After engineering the most attention-getting release news in a long while, Radiohead could—almost—be forgiven if the album itself turned out to be less than all that. Thankfully, that's not the case. In Rainbows, the group's seventh full-length, is not as much of a break with its past as Kid A, but neither is it the familiar recapitulation of its malleable sound like Hail to the Thief. Each song stands well on its own and there's plenty of low-key surprises in the mix, from cheering children to sudden rhythm bursts and time shifts.

In some cases the quintet looks to earlier styles—"Bodysnatchers" is a stirring take on the futuristic chug of krautrock legends like Neu!, the band's semi-signature chunky guitar blasts in full effect for the only time on the album, while "Weird Fish/Arpeggi" blends a quieter but no less quick take on that with hints of Philip Glass/Steve Reich minimalism, notes overlapping in a beautiful cascade. Elsewhere they show that this the 21st century rather than the 20th. "15 Step" finds drummer Phil Selway going off on acoustic and electronic beats that could easily have been hitting the charts in recent times (they'll surely be used on mixtapes before the year is out).

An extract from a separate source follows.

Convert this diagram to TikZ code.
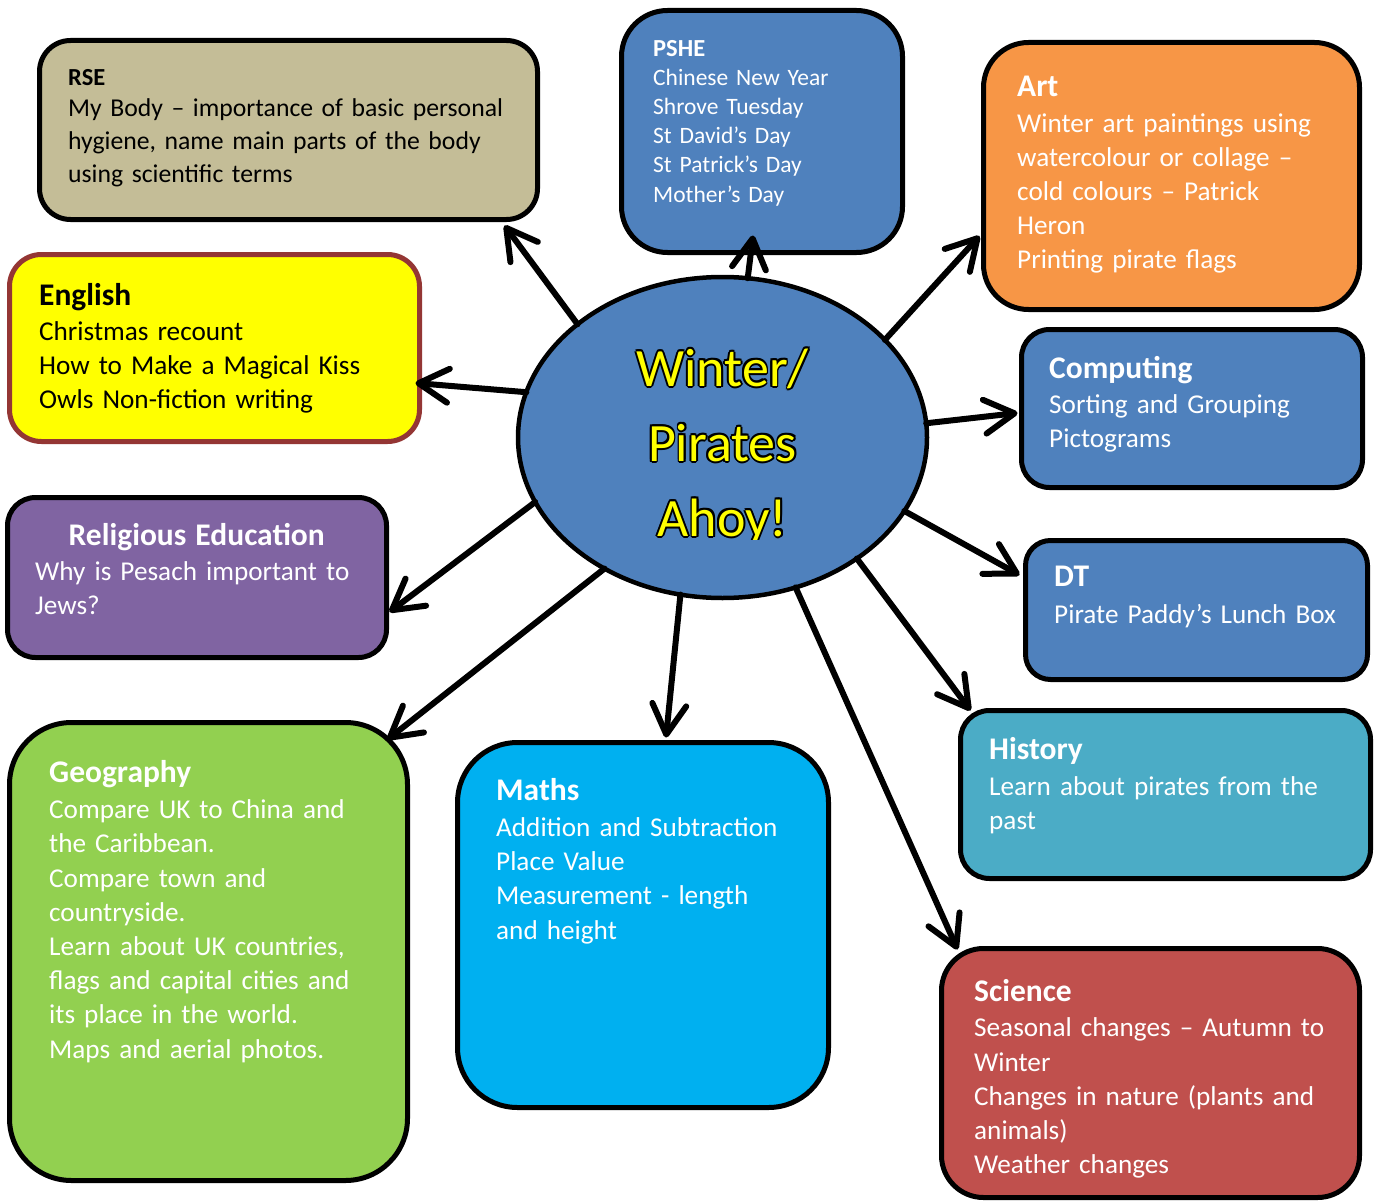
\documentclass[tikz,border=0pt]{standalone}
\usepackage{fontspec}
\setmainfont{Carlito}
\usetikzlibrary{arrows.meta,calc,shapes.geometric}
\definecolor{rsecol}{HTML}{C4BD97}
\definecolor{bluecol}{HTML}{4F81BD}
\definecolor{artcol}{HTML}{F79646}
\definecolor{engcol}{HTML}{FFFF00}
\definecolor{engbrd}{HTML}{943634}
\definecolor{recol}{HTML}{8064A2}
\definecolor{geocol}{HTML}{92D050}
\definecolor{mathcol}{HTML}{00B0F0}
\definecolor{histcol}{HTML}{4BACC6}
\definecolor{scicol}{HTML}{C0504D}
\definecolor{ttlcol}{HTML}{FFFF00}
\newcommand\hd[1]{{\fontsize{31.5}{34}\selectfont\bfseries #1}}
\newcommand\hds[1]{{\fontsize{24.5}{29}\selectfont\bfseries #1}}
\newcommand\olshift[3]{\makebox[0pt][l]{\kern#1\raisebox{#2}{\color{black}#3}}}
\newcommand\oltxt[1]{\olshift{1.8pt}{0pt}{#1}\olshift{-1.8pt}{0pt}{#1}\olshift{0pt}{1.8pt}{#1}\olshift{0pt}{-1.8pt}{#1}\olshift{1.3pt}{1.3pt}{#1}\olshift{-1.3pt}{1.3pt}{#1}\olshift{1.3pt}{-1.3pt}{#1}\olshift{-1.3pt}{-1.3pt}{#1}{\color{ttlcol}#1}}
\tikzset{
  box/.style={draw=black, line width=5pt, inner sep=0pt, outer sep=0pt},
  txt/.style={anchor=north west, inner sep=0pt, text width=560pt, align=left, font=\fontsize{27.2}{34.2}\selectfont, text=white},
  arr/.style={line width=6pt, line cap=round, -{Straight Barb[length=30pt,width=34pt,line cap=round,line join=round]}},
  ttl/.style={anchor=north, inner sep=0pt, text width=420pt, align=center, font=\fontsize{54}{75}\selectfont}
}
\begin{document}
\begin{tikzpicture}[x=1pt,y=-1pt]
\useasboundingbox[fill=white] (0,0) rectangle (1384,1204);
% boxes
\node[box, fill=rsecol, rounded corners=31pt, minimum width=498pt, minimum height=179pt] (rse) at (288.5,130) {};
\node[box, fill=bluecol, rounded corners=46pt, minimum width=281pt, minimum height=242pt] (pshe) at (762,131.5) {};
\node[box, fill=artcol, rounded corners=45pt, minimum width=376pt, minimum height=267pt] (art) at (1171.5,176) {};
\node[box, draw=engbrd, fill=engcol, rounded corners=32pt, minimum width=410pt, minimum height=187pt] (eng) at (214.5,348) {};
\node[box, fill=bluecol, rounded corners=28pt, minimum width=341pt, minimum height=158pt] (comp) at (1192,408.5) {};
\node[box, fill=recol, rounded corners=28pt, minimum width=379pt, minimum height=160pt] (re) at (197,577.5) {};
\node[box, fill=bluecol, rounded corners=25pt, minimum width=342pt, minimum height=139pt] (dt) at (1196.5,610) {};
\node[box, fill=histcol, rounded corners=29pt, minimum width=410pt, minimum height=168pt] (hist) at (1165.5,794.5) {};
\node[box, fill=geocol, rounded corners=62pt, minimum width=398pt, minimum height=458pt] (geo) at (208.5,951.5) {};
\node[box, fill=mathcol, rounded corners=60pt, minimum width=371pt, minimum height=365pt] (maths) at (643,925) {};
\node[box, fill=scicol, rounded corners=42pt, minimum width=418pt, minimum height=249pt] (sci) at (1150.5,1073) {};
% texts
\node[txt, text=black, font=\fontsize{25.7}{32.7}\selectfont] (trse) at (68,59)
 {\rule{0pt}{26pt}\hds{RSE}\\[-1pt]My Body – importance of basic personal\\hygiene, name main parts of the body\\using scientific terms};
\node[txt, font=\fontsize{23.5}{29.2}\selectfont] (tpshe) at (653,30)
 {\rule{0pt}{26pt}\hds{PSHE}\\Chinese New Year\\Shrove Tuesday\\St David’s Day\\St Patrick’s Day\\Mother’s Day};
\node[txt] (tart) at (1017,70.7)
 {\rule{0pt}{26pt}\hd{Art}\\[1pt]Winter art paintings using\\watercolour or collage –\\cold colours – Patrick\\Heron\\Printing pirate flags};
\node[txt, text=black] (teng) at (39,279)
 {\rule{0pt}{26pt}\hd{English}\\[1pt]Christmas recount\\How to Make a Magical Kiss\\Owls Non-fiction writing};
\node[txt] (tcomp) at (1049,352.3)
 {\rule{0pt}{26pt}\hd{Computing}\\[1pt]Sorting and Grouping\\Pictograms};
\node[txt, font=\fontsize{27.2}{34.8}\selectfont] (tre) at (35,519)
 {\rule{0pt}{26pt}\makebox[323pt][c]{\hd{Religious Education}}\\Why is Pesach important to\\Jews?};
\node[txt] (tdt) at (1054,560.7)
 {\rule{0pt}{26pt}\hd{DT}\\[2.5pt]Pirate Paddy’s Lunch Box};
\node[txt] (thist) at (989,733.3)
 {\rule{0pt}{26pt}\hd{History}\\[1.5pt]Learn about pirates from the\\past};
\node[txt] (tgeo) at (49,756.7)
 {\rule{0pt}{26pt}\hd{Geography}\\[1.5pt]Compare UK to China and\\the Caribbean.\\Compare town and\\countryside.\\Learn about UK countries,\\flags and capital cities and\\its place in the world.\\Maps and aerial photos.};
\node[txt] (tmaths) at (496,774)
 {\rule{0pt}{26pt}\hd{Maths}\\[2pt]Addition and Subtraction\\Place Value\\Measurement - length\\and height};
\node[txt] (tsci) at (974,975)
 {\rule{0pt}{26pt}\hd{Science}\\[1.5pt]Seasonal changes – Autumn to\\Winter\\Changes in nature (plants and\\animals)\\Weather changes};
% centre
\node[ellipse, draw=black, line width=4.5pt, fill=bluecol, minimum width=409pt, minimum height=321pt, inner sep=0pt, outer sep=0pt] (ell) at (722.5,437.5) {};
\begin{scope}
\clip (500,280) rectangle (950,539);
\node[ttl] (title) at (722.5,339)
 {\rule{0pt}{47pt}\oltxt{Winter/}\\\oltxt{Pirates}\\\oltxt{Ahoy!}};
\end{scope}
% connectors
\draw[arr] (ell.142.5) -- ($(rse.south east)+(-33,6)$);
\draw[arr] (ell.81.2) -- ($(pshe.south)+(-9,-17)$);
\draw[arr] (ell.31.3) -- ($(art.west)+(-4,60)$);
\draw[arr] (ell.4) -- ($(comp.west)+(-4,4.5)$);
\draw[arr] (ell.167.6) -- ($(eng.east)+(-4,35)$);
\draw[arr] (ell.199.1) -- ($(re.east)+(3,34.5)$);
\draw[arr] (ell.228.8) -- ($(geo.north east)+(-20,17)$);
\draw[arr] (ell.255.8) -- ($(maths.north)+(23,-5)$);
\draw[arr] (ell.296.9) -- ($(sci.north west)+(16,1)$);
\draw[arr] (ell.318.9) -- ($(hist.north west)+(10,0)$);
\draw[arr] (ell.338.7) -- ($(dt.west)+(-6,-35)$);
\end{tikzpicture}
\end{document}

In Rainbows' overall feeling, though, is one of contemplative and lyrically direct fragility, with the type of ballads that are stadium-friendly—"House of Cards" being the standout, Thom Yorke's voice echoing over a gentle melody and deep feedback squalls—without feeling like hollow wave-your-lighter demonstrations. "Nude," finally appearing in studio form after years of irregular live appearances, is the kind of late-night-in-the-jazz-bar treat for which the band has always had a fondness, while the bass-heavy lope of the barbed "All I Need" and the glazed beauty of "Reckoner"—perhaps the best tribute to the elegant sound of Talk Talk circa Laughing Stock yet recorded—both succeed wonderfully. Yorke's can't-miss singing is as lovely as ever, as are the many other sonic details the eventual double-CD release will further showcase. But for now, as an immediately enjoyable release that justifies the whirlwind of hype as well as a blueprint of the economic road many musicians may travel in the future, In Rainbows is a quiet triumph.